A partir desta primeira resposta, inicia-se um diálogo espaçado no tempo e variado no espaço, já que Rilke escreve de diferentes cidades, dadas as suas viagens. Mas é um diálogo do qual temos de imaginar, pelo sentido, uma das partes. Como afirma Vasco Graça Moura no prefácio, «As cartas a um jovem poeta não são, pois, uma obra escrita e estruturada pelo seu autor com vista à edição em livro. São uma colectânea de peças irregularmente intervaladas no tempo, organizadas por Franz Xaver Kappus muito depois de as ter recebido. E Kappus viveu até 1966, sem nunca ter esclarecido que outras cartas lhe teriam sido enviadas pelo autor das Elegias de Duino. Face aos critérios que, hoje em dia, costumam orientar a publicação póstuma das correspondências de escritores, teria sido bem interessante conhecermos não só as restantes cartas de Rilke, mas também as que Kappus lhe enviou…»
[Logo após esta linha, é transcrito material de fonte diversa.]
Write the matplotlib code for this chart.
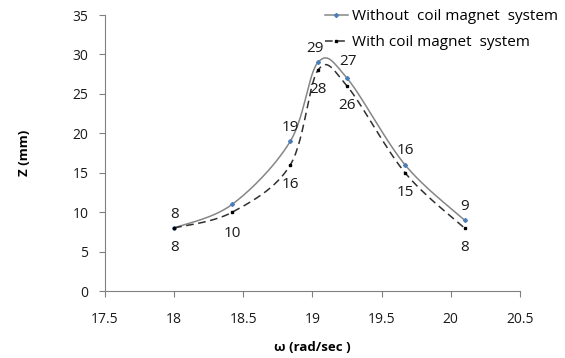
import numpy as np
import matplotlib.pyplot as plt

plt.rcParams['font.family'] = ['Open Sans', 'DejaVu Sans']

omega = [18.0, 18.42, 18.84, 19.04, 19.25, 19.67, 20.1]
z_without = [8, 11, 19, 29, 27, 16, 9]
z_with = [8, 10, 16, 28, 26, 15, 8]
labels_without = ['8', '', '19', '29', '27', '16', '9']
labels_with = ['8', '10', '16', '28', '26', '15', '8']


def smooth(x, y, n=30):
    # excel-style smoothed line (cardinal bezier through the points)
    x = np.asarray(x, float)
    y = np.asarray(y, float)
    px = np.concatenate([[x[0]], x, [x[-1]]])
    py = np.concatenate([[y[0]], y, [y[-1]]])
    xs, ys = [], []
    t = np.linspace(0, 1, n)
    for i in range(1, len(px) - 2):
        p0 = np.array([px[i], py[i]])
        p3 = np.array([px[i + 1], py[i + 1]])
        p1 = p0 + (np.array([px[i + 1], py[i + 1]]) - np.array([px[i - 1], py[i - 1]])) / 6
        p2 = p3 - (np.array([px[i + 2], py[i + 2]]) - np.array([px[i], py[i]])) / 6
        b = ((1 - t) ** 3)[:, None] * p0 + (3 * (1 - t) ** 2 * t)[:, None] * p1 \
            + (3 * (1 - t) * t ** 2)[:, None] * p2 + (t ** 3)[:, None] * p3
        xs.extend(b[:, 0])
        ys.extend(b[:, 1])
    return xs, ys


fig = plt.figure(figsize=(5.65, 3.58), dpi=100)
ax = fig.add_axes([0.186, 0.187, 0.734, 0.771])

sx, sy = smooth(omega, z_without)
ax.plot(sx, sy, color='#868686', lw=1.1)
ax.plot(omega, z_without, ls='none', marker='D', ms=2, color='#4a7ebb')
ax.plot([], [], color='#868686', lw=1.1, marker='D', ms=2, mfc='#4a7ebb', mec='#4a7ebb',
        label='Without  coil magnet  system')

sx, sy = smooth(omega, z_with)
ax.plot(sx, sy, color='#303030', lw=1.1, ls=(0, (5, 3)))
ax.plot(omega, z_with, ls='none', marker='s', ms=2, color='black')
ax.plot([], [], color='#303030', lw=1.1, ls=(0, (5, 3)), marker='s', ms=2, mfc='black', mec='black',
        label='With coil magnet  system')

off_without = [(0, 10), (0, 10), (0, 10), (-2, 10), (1, 12), (0, 10), (0, 10)]
off_with = [(0, -14), (0, -15), (0, -14), (0, -14), (0, -14), (0, -14), (0, -14)]
for x, y, s, o in zip(omega, z_without, labels_without, off_without):
    if s:
        ax.annotate(s, (x, y), xytext=o, textcoords='offset points', ha='center', va='center',
                    fontsize=11, color='#1a1a1a')
for x, y, s, o in zip(omega, z_with, labels_with, off_with):
    ax.annotate(s, (x, y), xytext=o, textcoords='offset points', ha='center', va='center',
                fontsize=11, color='#1a1a1a')

ax.set_xlim(17.5, 20.5)
ax.set_ylim(0, 35)
ax.set_xticks([17.5, 18, 18.5, 19, 19.5, 20, 20.5])
ax.set_xticklabels(['17.5', '18', '18.5', '19', '19.5', '20', '20.5'])
ax.set_yticks(range(0, 36, 5))
ax.spines['top'].set_visible(False)
ax.spines['right'].set_visible(False)
for sp in ['left', 'bottom']:
    ax.spines[sp].set_color('#808080')
ax.tick_params(axis='x', direction='out', length=4, color='#808080', labelsize=10, labelcolor='#1a1a1a', pad=11)
ax.tick_params(axis='y', direction='out', length=4, color='#808080', labelsize=10, labelcolor='#1a1a1a', pad=8)
ax.set_xlabel('ω (rad/sec )', fontsize=9.5, fontweight='bold', labelpad=10)
ax.set_ylabel('Z (mm)', fontsize=9.5, fontweight='bold', labelpad=30)

ax.legend(loc='upper left', bbox_to_anchor=(0.575, 0.975), bbox_transform=fig.transFigure,
          frameon=False, fontsize=11, handlelength=1.5, handletextpad=0.3, labelspacing=0.75,
          borderaxespad=0, borderpad=0)

fig.savefig('out.png', dpi=100)
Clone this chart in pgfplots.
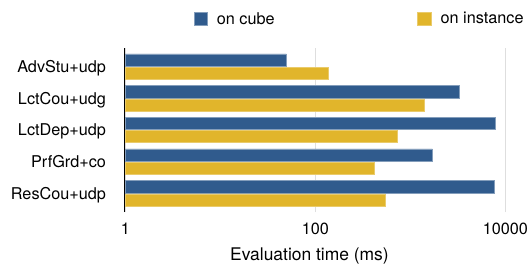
\documentclass[border=0pt]{standalone}
\usepackage{pgfplots}
\pgfplotsset{compat=1.18}
\usepackage{fontspec}
\setmainfont{TeX Gyre Heros}
\definecolor{cubeblue}{RGB}{48,91,141}
\definecolor{instyellow}{RGB}{225,181,43}
\begin{document}
\begin{tikzpicture}
\useasboundingbox (0,0) rectangle (532bp,265bp);
\begin{axis}[
 at={(124.5bp,53bp)}, anchor=south west,
 scale only axis, width=402.5bp, height=164bp,
 xmode=log, xmin=0.98, xmax=16900,
 ymin=-0.59, ymax=4.59,
 xbar, bar width=12.2bp,
 ytick={0,1,2,3,4},
 yticklabels={ResCou+udp,PrfGrd+co,LctDep+udp,LctCou+udg,AdvStu+udp},
 xtick={1,100,10000}, xticklabels={1,100,10000},
 /pgf/number format/assume math mode=true,
 major tick length=0pt, minor tick length=0pt,
 xmajorgrids, grid style={draw=black!13, line width=1bp},
 axis y line*=left, axis x line*=bottom,
 x axis line style={draw=none},
 y axis line style={black, line width=1bp},
 ticklabel style={font=\fontsize{16.3}{19}\selectfont},
 yticklabel style={anchor=base east, inner sep=0pt, xshift=-18.3bp, yshift=-5.8bp},
 xticklabel style={anchor=base, inner sep=0pt, yshift=-22.3bp},
 xlabel={Evaluation time (ms)},
 xlabel style={at={(axis description cs:0.4596,0)}, anchor=base, yshift=-48.5bp, font=\fontsize{17.5}{20}\selectfont, inner sep=0pt},
 legend columns=2,
 legend cell align=left,
 legend style={at={(axis description cs:0.171,1.177)}, anchor=west, draw=none, fill=none, inner sep=0pt,
   font=\fontsize{16.3}{19}\selectfont, nodes={inner sep=0pt},
   /tikz/every odd column/.append style={column sep=9.3bp},
   /tikz/every even column/.append style={column sep=142.7bp}},
 legend image code/.code={\fill[#1] (0bp,-6.7bp) rectangle (13.4bp,6.7bp);},
]
\addplot[fill=cubeblue, draw=cubeblue!60!white, line width=0.6bp, bar shift=6.6bp]
  coordinates {(7600,0) (1705,1) (7850,2) (3280,3) (49.5,4)};
\addlegendentry{on cube}
\addplot[fill=instyellow, draw=instyellow!70!white, line width=0.6bp, bar shift=-6.6bp]
  coordinates {(542,0) (418,1) (730,2) (1404,3) (138,4)};
\addlegendentry{on instance}
\end{axis}
\end{tikzpicture}
\end{document}
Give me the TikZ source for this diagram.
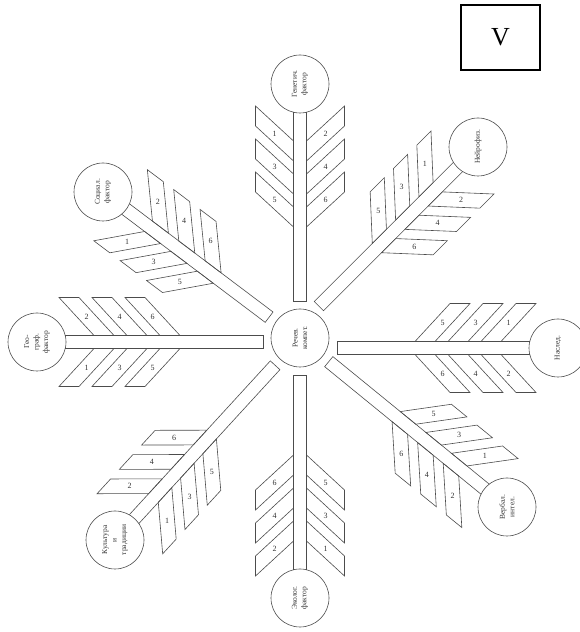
\documentclass[tikz,border=0pt]{standalone}
\usepackage{fontspec}
\setmainfont{Liberation Serif}
\newcommand\myarm[3]{% #1 circle node name, #2 angle (circle -> centre), #3 stem length
  \begin{scope}[shift={(#1)}, rotate=#2]
    \draw[ln] (28.3,6.5) -- (#3,6.5) -- (#3,-6.5) -- (28.3,-6.5);
    \foreach \d/\a/\b in {57/1/2,90/3/4,123/5/6}{
      \draw[ln] (\d,-6.5) -- (\d+20,-6.5) -- (\d-15,-44.5) -- (\d-35,-44.5) -- cycle;
      \node[num] (#1n\a) at (\d-7.5,-25.5) {\a};
      \draw[ln] (\d,6.5) -- (\d+20,6.5) -- (\d-15,44.5) -- (\d-35,44.5) -- cycle;
      \node[num] (#1n\b) at (\d-7.5,25.5) {\b};
    }
  \end{scope}}
\begin{document}
\begin{tikzpicture}[x=1pt,y=1pt,
  ln/.style={draw=black!70, line width=0.6pt, line join=miter},
  circ/.style={circle, draw=black!70, line width=0.6pt, minimum size=58pt, inner sep=0pt,
    align=center, rotate=90, font=\fontsize{7.5}{9.5}\selectfont, text=black!80},
  num/.style={font=\fontsize{8}{9}\selectfont, text=black!80, inner sep=0pt}]
\useasboundingbox (0,0) rectangle (580,632);
% frame with V
\node[draw=black, line width=1.2pt, minimum width=79pt, minimum height=65pt, inner sep=0pt,
  font=\fontsize{26}{28}\selectfont] (V) at (500.5,594.5) {V};
% circles
\node[circ] (cC) at (300,294) {Речев.\\компет.};
\node[circ] (cT) at (300,548) {Генетич.\\фактор};
\node[circ] (cTR) at (478,485) {Нейрофиз.};
\node[circ] (cR) at (558,284) {Наслед.};
\node[circ] (cBR) at (507,125) {Вербал.\\интел.};
\node[circ] (cB) at (300,34) {Эколог.\\фактор};
\node[circ] (cBL) at (115,92) {Культура\\и\\традиции};
\node[circ] (cL) at (37,290) {Гео-\\граф.\\фактор};
\node[circ] (cTL) at (103,440) {Социал.\\фактор};
% arms
\myarm{cT}{-90}{217}
\myarm{cTR}{225}{225}
\myarm{cR}{180}{221}
\myarm{cBR}{140.8}{230}
\myarm{cB}{90}{223}
\myarm{cBL}{47.5}{237}
\myarm{cL}{0}{226}
\myarm{cTL}{-37}{208}
\end{tikzpicture}
\end{document}
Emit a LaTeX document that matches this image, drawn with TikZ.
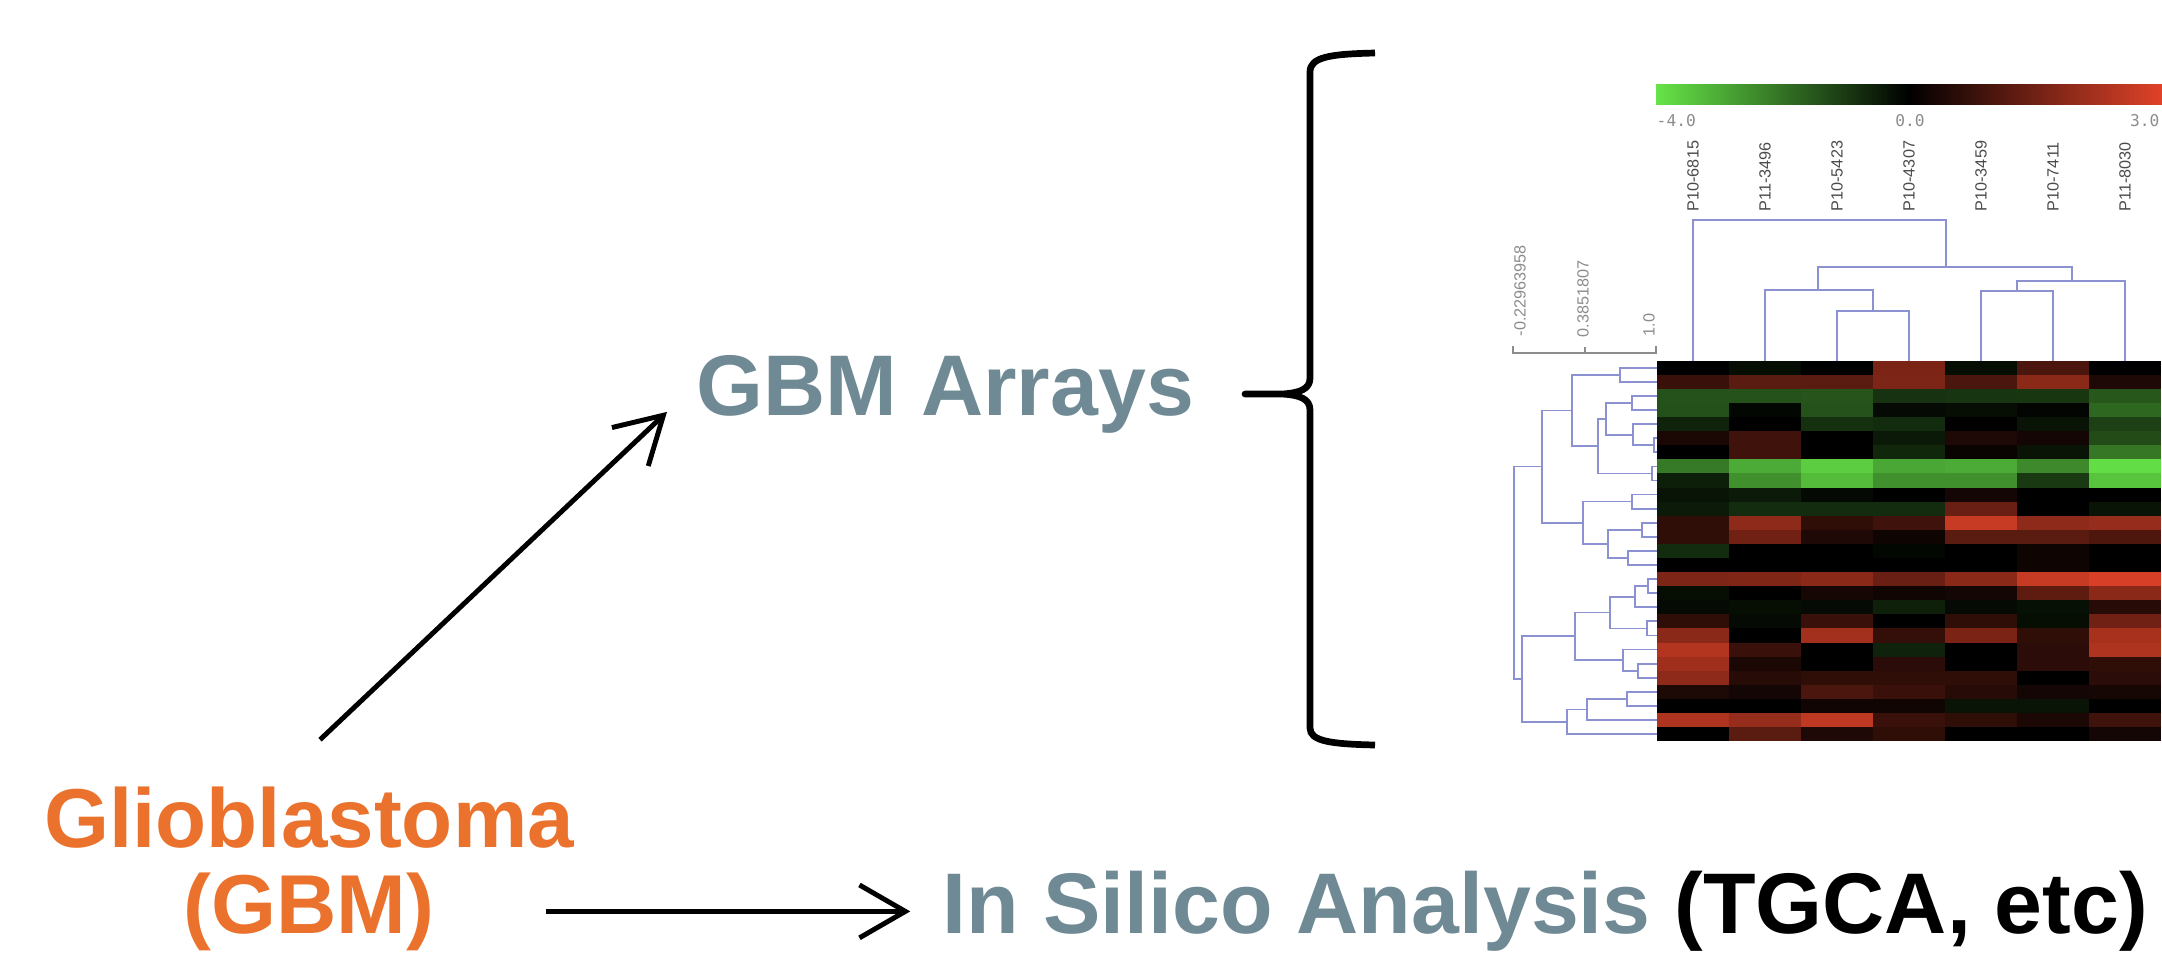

É sem dúvida uma questão pertinente e que nos aviva a curiosidade e adensa o mistério. Mas não será o mistério intrínseco à poesia? Recordo o que a esse respeito dizia, muito certeiro e acertado, Eudoro de Sousa: «O mistério da poesia é a poesia de um mistério – a poesia do indescritível. Não haverá, nestes tempos, uma irremediável contradição? Talvez. Mas talvez o poeta não use as palavras senão porque não saiba dizer de outro modo o que por palavras não disse. O poema autêntico é a invocação de um mistério.»

No entanto, para além do interesse natural de uma edição completa (hoje impossível) para os estudos literários, temos de reconhecer que as Cartas a um jovem poeta se tornaram uma obra de Rilke, póstuma e imprevista, à qual não podemos ficar indiferentes.

Nesta excelente tradução, há uma nota especial a fazer. Graça Moura traduz Sehnsucht, o desejo ou anseio que significa também uma falta imensa, por Saudade, esse sentimento tão português que em Rilke faz todo o sentido.

Por fim, não resisto a citar Paul Valéry: «Dos homens mais raros que eu já conheci, um dos mais sedutores, e de muitos o mais misterioso, foi Rilke.» Uma descrição que escreveu numa bonita e sentida recordação publicada no livro Rilke et la France, de 1942, que termina dizendo: «É por isso que pensar nele, pensar em nós, é presentemente pensar em muitas outras coisas… Por exemplo, naquilo que havia de futuro no passado, naquilo que haverá de passado no futuro.»